Joe Want and Andrea Concha have designed a chair that records the unique movements of the sitter and creates a graphic depiction that can be controlled a bit by wriggling around in your seat.
Melanie Lenz from the V&A talked about the difficulties of archiving digital art due to commercial upgrades of the necessary hardware and software.
Julia Crabtree and William Evans spoke about their exhibition at South London Gallery made by using 3d imaging techniques to create digital smoke then capturing the image and finally printing it onto carpet so in fact the image begins digitally and then ends up in a physical form.
Natalie Kane spoke about the power of algorithms in connection with the artist Jonus Lund and his exhibition Fear of Missing Out, and TED talks from Christopher Steiner and Kevin Slater.
An essay by Christopher Pinney – Future Travel: Anthropology and Cultural Distance in an age of Virtual Reality; Or, A Past Seen From a Possible Future which was recommended to me by Esther Teichmann is interesting reading on the possible effects of digital technologies on everyday life. Thinking about cyberspace in terms of a space for a new paradise tailored to your own specification. Pinney’s view, looking back from an imagined future, sees physical and moral boundaries being broken with total sensual experiences allowing unlimited sex and no need to travel.
‘The Nether’ a new play by Jennifer Haley at The Royal Court Theatre tackles similar issues.
Popa has created his own dream space, a house populated by young children in Victorian dress with whom he and the guests to his world can have sex and then axe to death.
An argument unfolds on stage about the need for the same moral codes we employ in reality to be enforced in cyberspace. Popa’s plea is that no real children are harmed, the characters are avatars of adult participants in this world.
This virtual world felt very visceral when reaction to such a dilemma is sort.
Entering a very different staged environment I finally stepped over the threshold of the RA annual summer exhibition My first visit to this annual institution was in the belief that things are changing backstage, its updating and bringing in new blood. Also two of my RCA classmates had won a prize and a few other people I know were in it. Time to stop being sniffy. It was good to see Pauline Emond’s etching and Wuon-Geon Ho’s artist book.
I was surprised how many names I recognised in the selection and how many red dots there were.

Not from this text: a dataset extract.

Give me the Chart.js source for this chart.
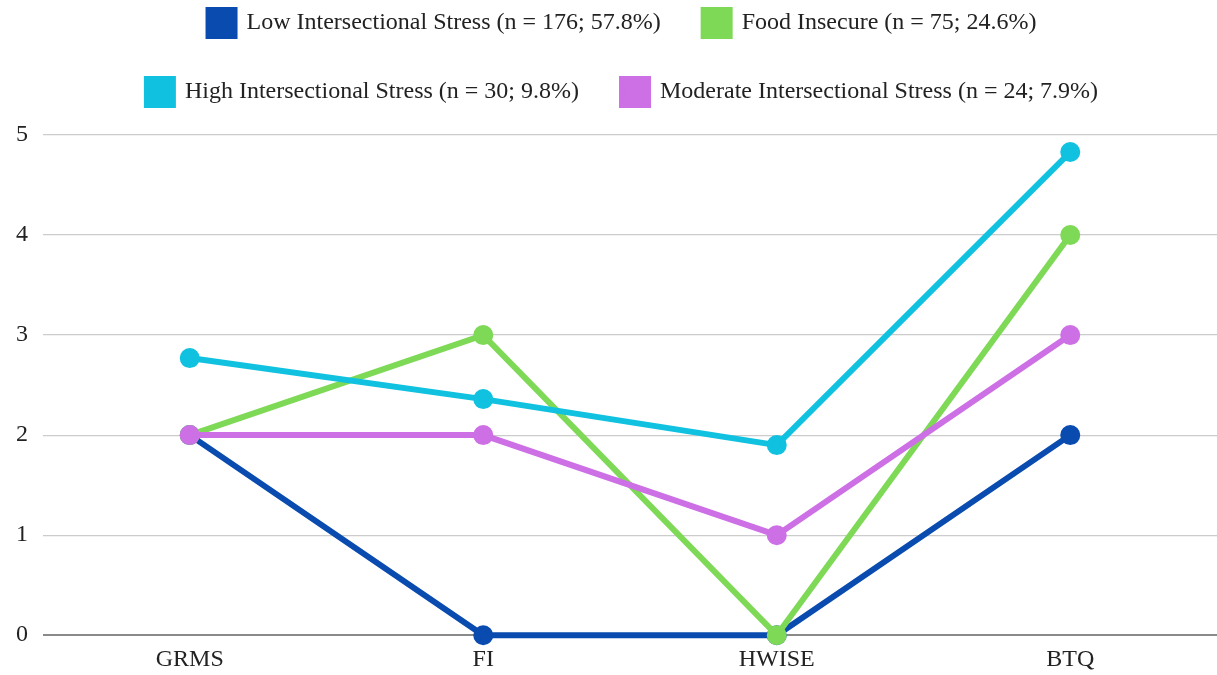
<!DOCTYPE html>
<html>
<head>
<meta charset="utf-8">
<script src="https://cdn.jsdelivr.net/npm/chart.js@4"></script>
<style>
  html, body { margin: 0; padding: 0; background: #fff; overflow: hidden; }
  #wrap { position: relative; width: 1217px; height: 675px; }
</style>
</head>
<body>
<div id="wrap"><canvas id="stressChart"></canvas></div>
<script>
const categories = ["GRMS", "FI", "HWISE", "BTQ"];
const yTicks = [0, 1, 2, 3, 4, 5];

const lowStress = [2, 0, 0, 2];
const foodInsecure = [2, 3, 0, 4];
const highStress = [2.77, 2.36, 1.9, 4.83];
const moderateStress = [2, 2, 1, 3];

const seriesNames = [
  "Low Intersectional Stress (n = 176; 57.8%)",
  "Food Insecure (n = 75; 24.6%)",
  "High Intersectional Stress (n = 30; 9.8%)",
  "Moderate Intersectional Stress (n = 24; 7.9%)",
];
const seriesColors = ["#0a4bb0", "#7ed957", "#10c1e0", "#cd6fe5"];

const serif = "'Liberation Serif', 'Times New Roman', serif";

// extra room below the legend rows, and nudge the rows a bit to the right
const legendPlacement = {
  id: "legendPlacement",
  beforeInit(chart) {
    const origFit = chart.legend.fit;
    chart.legend.fit = function fit() {
      origFit.bind(chart.legend)();
      this.height += 20;
    };
  },
  afterLayout(chart) {
    chart.legend.left += 8;
    chart.legend.right += 8;
  },
};

function makeSeries(label, data, color, order) {
  return {
    label,
    data,
    borderColor: color,
    backgroundColor: color,
    pointBackgroundColor: color,
    pointBorderColor: color,
    borderWidth: 6,
    pointRadius: 7,
    pointHoverRadius: 7,
    tension: 0,
    clip: false,
    order,
  };
}

const ctx = document.getElementById("stressChart");
new Chart(ctx, {
  type: "line",
  data: {
    labels: categories,
    datasets: [
      makeSeries(seriesNames[0], lowStress, seriesColors[0], 4),
      makeSeries(seriesNames[1], foodInsecure, seriesColors[1], 3),
      makeSeries(seriesNames[2], highStress, seriesColors[2], 2),
      makeSeries(seriesNames[3], moderateStress, seriesColors[3], 1),
    ],
  },
  options: {
    responsive: true,
    maintainAspectRatio: false,
    animation: false,
    layout: {
      autoPadding: false,
      padding: { top: -33, right: 0, left: 12, bottom: -9 },
    },
    plugins: {
      tooltip: { enabled: false },
      legend: {
        position: "top",
        align: "center",
        labels: {
          boxWidth: 26,
          boxHeight: 26,
          padding: 43,
          color: "#222",
          font: { family: serif, size: 24 },
          sort: (a, b) => a.datasetIndex - b.datasetIndex,
        },
      },
    },
    scales: {
      x: {
        offset: true,
        grid: { display: false, drawTicks: false },
        border: { display: false },
        ticks: {
          color: "#222",
          padding: 10,
          font: { family: serif, size: 24 },
        },
      },
      y: {
        min: 0,
        max: 5,
        afterBuildTicks: (axis) => {
          axis.ticks = yTicks.map((v) => ({ value: v }));
        },
        afterFit: (axis) => {
          axis.width = 31;
        },
        border: { display: false },
        grid: {
          drawTicks: false,
          lineWidth: (c) => (c.tick && c.tick.value === 0 ? 2 : 1.2),
          color: (c) => (c.tick && c.tick.value === 0 ? "#8a8a8a" : "#cccccc"),
        },
        ticks: {
          color: "#222",
          padding: 15,
          font: { family: serif, size: 24 },
        },
      },
    },
  },
  plugins: [legendPlacement],
});
</script>
</body>
</html>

Maybe I’ll even have a go in future.
It seemed appropriate to be reading Raymond Williams ‘People of the Black Mountains’ in the Azores even though the book is set in Wales.
The islands have a black volcanic landscape, still very primeval in parts with bubbling hot springs and paralysed lava flows.
These tiny islands are also a mixture of the pastoral
and the tropical – in a garden setting
there are inaccessible forest covered mountains
and the blazing sun can turn to thick fog in minutes
With all the rain and fog it’s moist and things grow
everywhere
best discovery was the crumbling ruin of 5* Hotel Monte Palace high on a volcanic ridge
emerging from thick fog at the end of a tortuous jeep ride along tiny precipitous roads
built only 30 years ago it never fulfilled its owner’s dream and has been left to rot
The eerie atmosphere of abandoned space is echoed in Suzanne Moxhay’s constructed images
Her work was part of ‘The Combinational’ at Studio 1.1 curated by Paul Carey-Kent, last years gallery fund-raiser ‘lottery winner’
I was drawn to the ethos of the show-
“The found and the collaged are dominant modern modes; what artists choose to use, and how and why they present or combine them, count for more than their ability with traditional techniques.
One could also say that life in most of the world is less about individual survival than it would have been in pre-modern eras, more about how we live together and whether we can survive that.”
I bought a ticket for this years lottery, so fingers crossed.
Despite a raging thunder storm the opening of Ochre Originals showing two pieces of my work at New Ashgate Gallery was really busy.
I have been reading in my research about paradise how the botanical garden emulates ideas of Eden with its mix of species cultivated together in a garden.